To be done: Reproduce the lines of the material exactly, excluding every image.

Dataset section:
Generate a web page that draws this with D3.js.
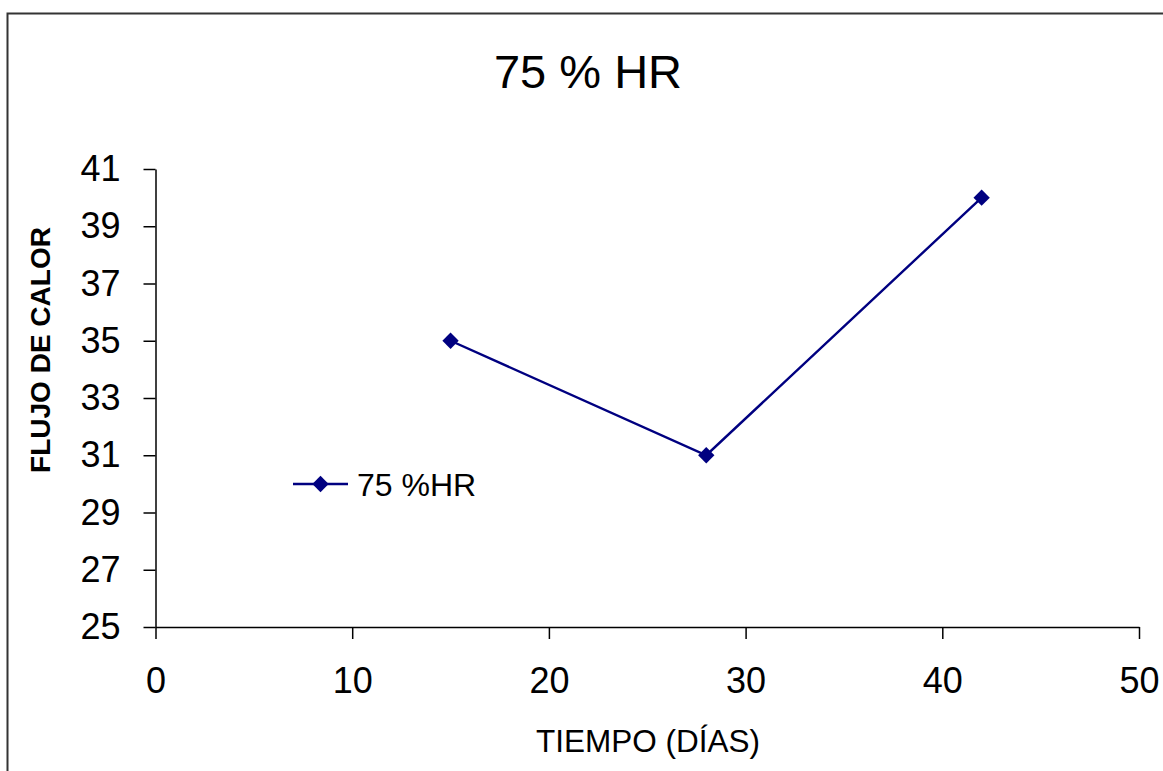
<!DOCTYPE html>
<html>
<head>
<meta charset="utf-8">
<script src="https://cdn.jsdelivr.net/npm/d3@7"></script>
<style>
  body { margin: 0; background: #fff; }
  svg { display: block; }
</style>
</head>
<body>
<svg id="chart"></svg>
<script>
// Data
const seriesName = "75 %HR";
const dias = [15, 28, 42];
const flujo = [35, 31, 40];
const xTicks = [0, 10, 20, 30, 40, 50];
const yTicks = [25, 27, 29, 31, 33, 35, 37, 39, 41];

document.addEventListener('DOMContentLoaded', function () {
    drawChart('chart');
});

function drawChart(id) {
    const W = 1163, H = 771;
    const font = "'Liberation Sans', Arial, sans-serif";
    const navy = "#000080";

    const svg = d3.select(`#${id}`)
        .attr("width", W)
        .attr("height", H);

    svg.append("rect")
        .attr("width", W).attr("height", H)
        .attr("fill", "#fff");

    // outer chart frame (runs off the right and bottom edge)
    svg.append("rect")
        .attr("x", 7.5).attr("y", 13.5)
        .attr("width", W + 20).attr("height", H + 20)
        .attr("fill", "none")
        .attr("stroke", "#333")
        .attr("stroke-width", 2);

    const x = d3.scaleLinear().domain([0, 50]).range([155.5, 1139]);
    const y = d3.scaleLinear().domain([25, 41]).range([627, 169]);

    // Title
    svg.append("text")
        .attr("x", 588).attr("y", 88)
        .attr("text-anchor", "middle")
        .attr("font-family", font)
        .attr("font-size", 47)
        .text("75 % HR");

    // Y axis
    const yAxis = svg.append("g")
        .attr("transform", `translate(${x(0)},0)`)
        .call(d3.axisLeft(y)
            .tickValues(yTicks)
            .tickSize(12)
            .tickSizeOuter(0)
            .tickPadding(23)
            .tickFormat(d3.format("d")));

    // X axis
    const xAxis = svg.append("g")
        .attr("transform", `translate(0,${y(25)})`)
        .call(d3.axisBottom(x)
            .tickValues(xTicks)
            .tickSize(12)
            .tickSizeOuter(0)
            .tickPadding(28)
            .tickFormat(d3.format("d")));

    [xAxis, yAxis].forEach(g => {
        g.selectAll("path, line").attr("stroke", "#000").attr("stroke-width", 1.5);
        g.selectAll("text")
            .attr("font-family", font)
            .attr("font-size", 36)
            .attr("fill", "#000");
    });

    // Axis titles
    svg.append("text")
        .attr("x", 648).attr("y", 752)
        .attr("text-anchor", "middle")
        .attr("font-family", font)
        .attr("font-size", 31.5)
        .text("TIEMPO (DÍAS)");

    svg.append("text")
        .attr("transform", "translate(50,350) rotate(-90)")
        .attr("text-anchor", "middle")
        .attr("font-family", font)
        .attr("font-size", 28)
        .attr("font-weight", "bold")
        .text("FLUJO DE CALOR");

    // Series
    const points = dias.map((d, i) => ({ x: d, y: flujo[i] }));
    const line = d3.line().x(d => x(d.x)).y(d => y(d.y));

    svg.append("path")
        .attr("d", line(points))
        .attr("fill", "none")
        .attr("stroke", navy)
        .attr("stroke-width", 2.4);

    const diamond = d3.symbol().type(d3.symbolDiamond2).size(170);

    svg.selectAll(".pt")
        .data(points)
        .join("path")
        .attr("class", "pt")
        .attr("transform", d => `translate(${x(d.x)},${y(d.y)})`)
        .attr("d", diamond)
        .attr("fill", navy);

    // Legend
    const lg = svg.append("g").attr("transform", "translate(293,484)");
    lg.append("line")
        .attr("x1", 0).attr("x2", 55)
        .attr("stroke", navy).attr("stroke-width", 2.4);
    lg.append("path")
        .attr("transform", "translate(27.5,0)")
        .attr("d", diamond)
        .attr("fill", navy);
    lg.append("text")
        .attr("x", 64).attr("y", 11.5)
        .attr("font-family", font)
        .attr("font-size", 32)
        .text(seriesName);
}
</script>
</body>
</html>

Solution to this problem:
Generate a web page that draws this with D3.js.
<!DOCTYPE html>
<html>
<head>
<meta charset="utf-8">
<script src="https://cdn.jsdelivr.net/npm/d3@7"></script>
<style>
  body { margin: 0; background: #fff; }
  svg { display: block; }
</style>
</head>
<body>
<svg id="chart"></svg>
<script>
// Data
const seriesName = "75 %HR";
const dias = [15, 28, 42];
const flujo = [35, 31, 40];
const xTicks = [0, 10, 20, 30, 40, 50];
const yTicks = [25, 27, 29, 31, 33, 35, 37, 39, 41];

document.addEventListener('DOMContentLoaded', function () {
    drawChart('chart');
});

function drawChart(id) {
    const W = 1163, H = 771;
    const font = "'Liberation Sans', Arial, sans-serif";
    const navy = "#000080";

    const svg = d3.select(`#${id}`)
        .attr("width", W)
        .attr("height", H);

    svg.append("rect")
        .attr("width", W).attr("height", H)
        .attr("fill", "#fff");

    // outer chart frame (runs off the right and bottom edge)
    svg.append("rect")
        .attr("x", 7.5).attr("y", 13.5)
        .attr("width", W + 20).attr("height", H + 20)
        .attr("fill", "none")
        .attr("stroke", "#333")
        .attr("stroke-width", 2);

    const x = d3.scaleLinear().domain([0, 50]).range([155.5, 1139]);
    const y = d3.scaleLinear().domain([25, 41]).range([627, 169]);

    // Title
    svg.append("text")
        .attr("x", 588).attr("y", 88)
        .attr("text-anchor", "middle")
        .attr("font-family", font)
        .attr("font-size", 47)
        .text("75 % HR");

    // Y axis
    const yAxis = svg.append("g")
        .attr("transform", `translate(${x(0)},0)`)
        .call(d3.axisLeft(y)
            .tickValues(yTicks)
            .tickSize(12)
            .tickSizeOuter(0)
            .tickPadding(23)
            .tickFormat(d3.format("d")));

    // X axis
    const xAxis = svg.append("g")
        .attr("transform", `translate(0,${y(25)})`)
        .call(d3.axisBottom(x)
            .tickValues(xTicks)
            .tickSize(12)
            .tickSizeOuter(0)
            .tickPadding(28)
            .tickFormat(d3.format("d")));

    [xAxis, yAxis].forEach(g => {
        g.selectAll("path, line").attr("stroke", "#000").attr("stroke-width", 1.5);
        g.selectAll("text")
            .attr("font-family", font)
            .attr("font-size", 36)
            .attr("fill", "#000");
    });

    // Axis titles
    svg.append("text")
        .attr("x", 648).attr("y", 752)
        .attr("text-anchor", "middle")
        .attr("font-family", font)
        .attr("font-size", 31.5)
        .text("TIEMPO (DÍAS)");

    svg.append("text")
        .attr("transform", "translate(50,350) rotate(-90)")
        .attr("text-anchor", "middle")
        .attr("font-family", font)
        .attr("font-size", 28)
        .attr("font-weight", "bold")
        .text("FLUJO DE CALOR");

    // Series
    const points = dias.map((d, i) => ({ x: d, y: flujo[i] }));
    const line = d3.line().x(d => x(d.x)).y(d => y(d.y));

    svg.append("path")
        .attr("d", line(points))
        .attr("fill", "none")
        .attr("stroke", navy)
        .attr("stroke-width", 2.4);

    const diamond = d3.symbol().type(d3.symbolDiamond2).size(170);

    svg.selectAll(".pt")
        .data(points)
        .join("path")
        .attr("class", "pt")
        .attr("transform", d => `translate(${x(d.x)},${y(d.y)})`)
        .attr("d", diamond)
        .attr("fill", navy);

    // Legend
    const lg = svg.append("g").attr("transform", "translate(293,484)");
    lg.append("line")
        .attr("x1", 0).attr("x2", 55)
        .attr("stroke", navy).attr("stroke-width", 2.4);
    lg.append("path")
        .attr("transform", "translate(27.5,0)")
        .attr("d", diamond)
        .attr("fill", navy);
    lg.append("text")
        .attr("x", 64).attr("y", 11.5)
        .attr("font-family", font)
        .attr("font-size", 32)
        .text(seriesName);
}
</script>
</body>
</html>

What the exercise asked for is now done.